Logo Bloomberg Technoz

Nasib Kasus Pidana Trump usai Terpilih Jadi Presiden AS Lagi

News
13 November 2024 16:30

Donald Trump./Bloomberg-Bing Guan
Donald Trump./Bloomberg-Bing Guan

Erik Larson, David Voreacos dan Chris Strohm - Bloomberg News

Bloomberg, Presiden terpilih Amerika Serikat, Donald Trump, kini menghadapi beberapa kasus hukum yang rumit. Di tengah kampanye untuk kembali ke Gedung Putih, Trump dihadapkan pada empat tuntutan pidana yang terpisah. Namun, setelah kemenangannya, jaksa mulai mempertimbangkan untuk membatalkan dua kasus federal, sementara dua kasus lainnya yang dibawa oleh negara bagian juga berada dalam kondisi genting.

Kasus Uang Tutup Mulut di New York

Pada bulan Mei, Donald Trump menjadi mantan presiden AS pertama yang dinyatakan bersalah dalam kasus pidana setelah terbukti bersalah atas 34 tuduhan kejahatan pemalsuan catatan bisnis. Kasus ini diajukan oleh Jaksa Distrik Manhattan, Alvin Bragg, atas nama negara bagian New York. Pengadilan memutuskan bahwa Trump telah melakukan penipuan untuk menyembunyikan pembayaran sebesar US$130.000 kepada aktris film dewasa Stormy Daniels sebelum Pemilu 2016 guna menjaga kerahasiaan tentang dugaan hubungan intim yang terjadi satu dekade sebelumnya.

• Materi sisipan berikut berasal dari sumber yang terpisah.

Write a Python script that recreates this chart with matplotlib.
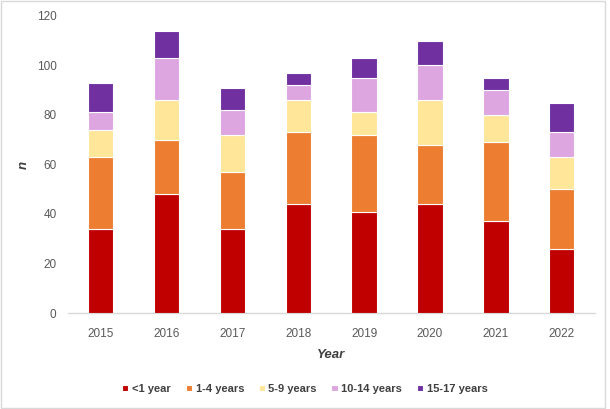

Hakim Juan Merchan di Manhattan dijadwalkan untuk menjatuhkan hukuman kepada Trump pada 26 November, meskipun masih belum jelas apakah sidang akan berlangsung sesuai jadwal. Trump menghadapi kemungkinan hukuman penjara hingga empat tahun, meskipun banyak ahli hukum memperkirakan bahwa dia akan mendapat hukuman yang lebih ringan, atau bahkan hanya masa percobaan, mengingat ini adalah pelanggaran pertamanya.

Kemenangan Trump dalam pemilu menimbulkan pertanyaan tambahan mengenai kemungkinan hukuman penjara. Dalam email kepada pengadilan, pengacara Trump, Emil Bove, meminta pembatalan kasus ini secara keseluruhan untuk menghindari "hambatan konstitusional terhadap kemampuan Presiden Trump untuk memerintah." Argumen ini dapat didasarkan pada Supremacy Clause dalam Konstitusi AS, yang melarang negara bagian mengganggu pelaksanaan kekuasaan konstitusional pemerintah federal.